Immigration reform may be the bright spot on the horizon, but it remains mired in bipartisan talks and is still short of reaching a consensus. Other domestic priorities have uncertain futures as well, including on the energy front, where it is still unclear whether a leading bipartisan group of Senators can usher through a far-reaching efficiency and alternative fuels measure in time to bring it to the floor for consideration before the recess.

Senate Minority Whip Trent Lott (R-Miss.) said there’s no doubt that with the spotlight on the Iraq funding issue, the Senate has done little to address other outstanding priorities such as health care, immigration reform and energy policy. On the all-but-nonexistent gas price debate, Lott said Democrats have a responsibility to get to work.

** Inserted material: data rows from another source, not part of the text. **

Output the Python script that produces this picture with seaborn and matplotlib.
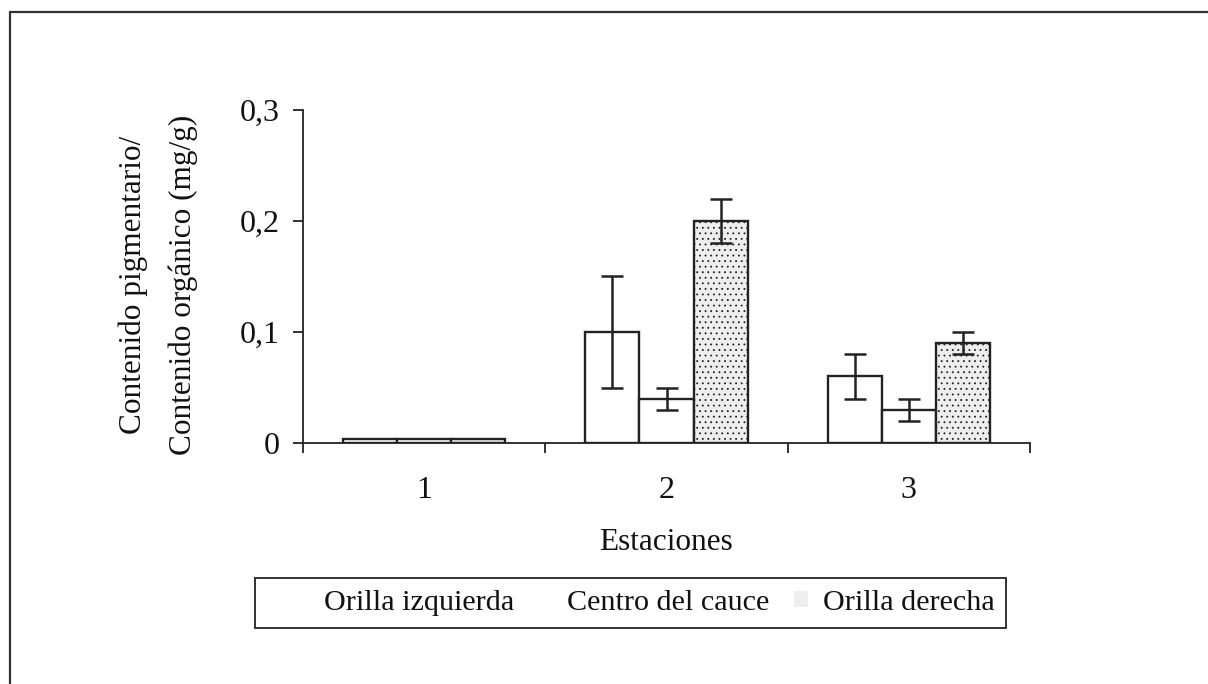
import matplotlib
matplotlib.use("Agg")
import matplotlib.pyplot as plt
import seaborn as sns
import pandas as pd
import numpy as np
from matplotlib.patches import Patch, Rectangle
from matplotlib.lines import Line2D

stations = ["1", "2", "3"]
series = ["Orilla izquierda", "Centro del cauce", "Orilla derecha"]
izquierda = [0.004, 0.10, 0.06]
centro = [0.004, 0.04, 0.03]
derecha = [0.004, 0.20, 0.09]
err_izquierda = [0.0, 0.05, 0.02]
err_centro = [0.0, 0.01, 0.01]
err_derecha = [0.0, 0.02, 0.01]
yticks = [0.0, 0.1, 0.2, 0.3]
ytick_labels = ["0", "0,1", "0,2", "0,3"]

sns.set_theme(style="white")
plt.rcParams["font.family"] = ["Liberation Serif", "DejaVu Serif"]
plt.rcParams["hatch.color"] = "#b8b8b8"
plt.rcParams["hatch.linewidth"] = 0.6

rows = []
for s, vals, errs in zip(series, [izquierda, centro, derecha],
                         [err_izquierda, err_centro, err_derecha]):
    for st, v, e in zip(stations, vals, errs):
        rows.append({"Estación": st, "Serie": s, "Valor": v, "Error": e})
df = pd.DataFrame(rows)

W, H = 1208, 684
fig = plt.figure(figsize=(W / 100, H / 100), dpi=100)
ax = fig.add_axes([303 / W, 1 - 443 / H, 727 / W, 333 / H])

edge = "#222222"
txt = "#111111"
fs = 22.5
fs_tick = 23
fs_leg = 21.7
fill3 = "#eeeeee"
palette = {"Orilla izquierda": "white", "Centro del cauce": "white",
           "Orilla derecha": fill3}
sns.barplot(data=df, x="Estación", y="Valor", hue="Serie", order=stations,
            hue_order=series, palette=palette, width=0.67, errorbar=None,
            edgecolor=edge, linewidth=1.7, legend=False, ax=ax, saturation=1)

# stipple on third series and error bars
for cont, s in zip(ax.containers, series):
    sub = df[df["Serie"] == s].set_index("Estación").loc[stations]
    xs, ys, es = [], [], []
    for bar, (_, r) in zip(cont, sub.iterrows()):
        if s == "Orilla derecha":
            bar.set_hatch("...")
        if r["Error"] > 0:
            xs.append(bar.get_x() + bar.get_width() / 2)
            ys.append(bar.get_height())
            es.append(r["Error"])
    if xs:
        ax.errorbar(xs, ys, yerr=es, fmt="none", ecolor=edge, elinewidth=1.8,
                    capsize=8, capthick=1.8, zorder=5)

ax.set_xlim(-0.5, 2.5)
ax.set_ylim(0, 0.3)
ax.set_yticks(yticks)
ax.set_yticklabels(ytick_labels, fontsize=fs_tick)
ax.set_xticks([0, 1, 2])
ax.set_xticklabels(stations, fontsize=fs_tick)
ax.set_xticks([-0.5, 0.5, 1.5, 2.5], minor=True)
ax.tick_params(axis="x", which="major", length=0, pad=24, labelcolor=txt)
ax.tick_params(axis="x", which="minor", length=7, width=1.3, color=edge,
               direction="out", bottom=True)
ax.tick_params(axis="y", length=7, width=1.3, color=edge, direction="out",
               left=True, pad=10, labelcolor=txt)
for side in ["top", "right"]:
    ax.spines[side].set_visible(False)
for side in ["left", "bottom"]:
    ax.spines[side].set_color(edge)
    ax.spines[side].set_linewidth(1.3)

ax.set_xlabel("Estaciones", fontsize=fs, labelpad=16, color=txt)
ax.set_ylabel("Contenido pigmentario/\nContenido orgánico (mg/g)", fontsize=fs,
              labelpad=30, color=txt, linespacing=1.9)
ax.yaxis.label.set_y(0.475)

handles = [Patch(facecolor="white", edgecolor="none"),
           Patch(facecolor="white", edgecolor="none"),
           Patch(facecolor=fill3, edgecolor="none", hatch="...")]
leg = fig.legend(handles, series, loc="center", ncol=3,
                 bbox_to_anchor=(645 / W, 1 - 603 / H), fontsize=fs_leg,
                 frameon=False, handlelength=0.45, handleheight=0.45,
                 handletextpad=0.5, columnspacing=0.82,
                 borderpad=0, borderaxespad=0)
for t in leg.get_texts():
    t.set_color(txt)
# legend box as in the reference (asymmetric padding)
fig.add_artist(Rectangle((255 / W, 1 - 628 / H), (1006 - 255) / W, 50 / H,
                         transform=fig.transFigure, fill=False,
                         edgecolor=edge, linewidth=1.3))

# outer frame (top and left lines only)
fig.add_artist(Line2D([10 / W, 1.0], [1 - 12 / H, 1 - 12 / H],
                      transform=fig.transFigure, color="#333333", lw=1.6))
fig.add_artist(Line2D([10 / W, 10 / W], [0.0, 1 - 12 / H],
                      transform=fig.transFigure, color="#333333", lw=1.6))

fig.savefig("out.png", dpi=100)
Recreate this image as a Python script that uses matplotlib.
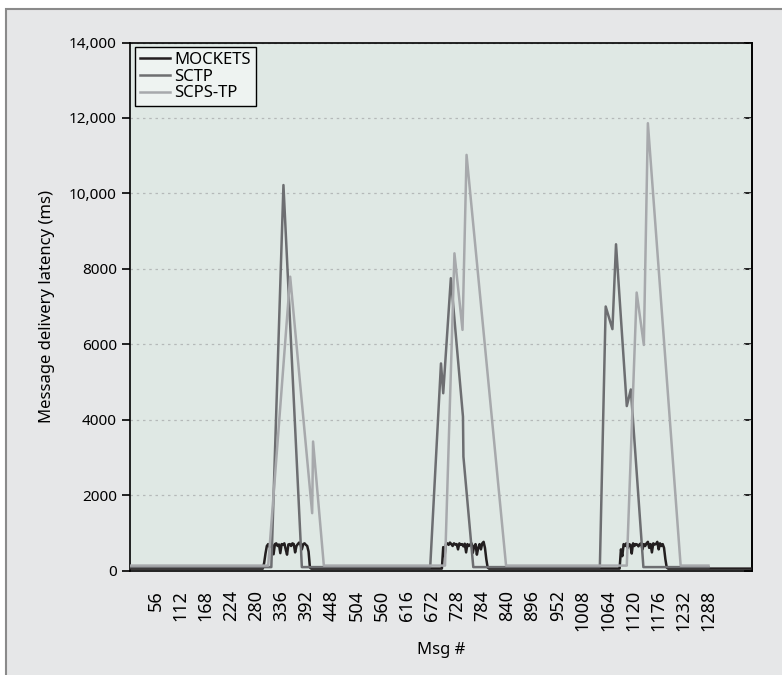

Democrats “were pretty outspoken about it a year ago,” Lott said. “Democrats own this issue now. It’s up to them to produce a bill. They’ve done nothing. Now it’s their baby.”

“So far, all we’ve done this year is make political statements,” Lott added. “We’re surpassing the last Congress and the one in the late ’40s as the most ‘do nothing’ Congress.”

But Democrats said it is the Republicans who need to look in the mirror, saying they, like Democrats before them, have proved the minority party is capable of exerting its will over the chamber. Public focus on Iraq “has taken the attention off of the other issues Republicans have objected to,” a Democratic Senate leadership aide charged, adding that “they continue to slow-walk bills” or block measures outright, most notably including the intelligence authorization bill.

This senior staffer was quick to add that it was also the Republicans who have forced Democrats to shift so much of the Senate energy to Iraq, given it was under four years of the GOP-controlled Congress that lawmakers rarely, if ever, engaged in a major discussion of the conduct of the war.

“We’re making up for four years of inaction,” the aide said, later adding: “Quite frankly this is the number one issue on the American people’s minds and we’re listening.”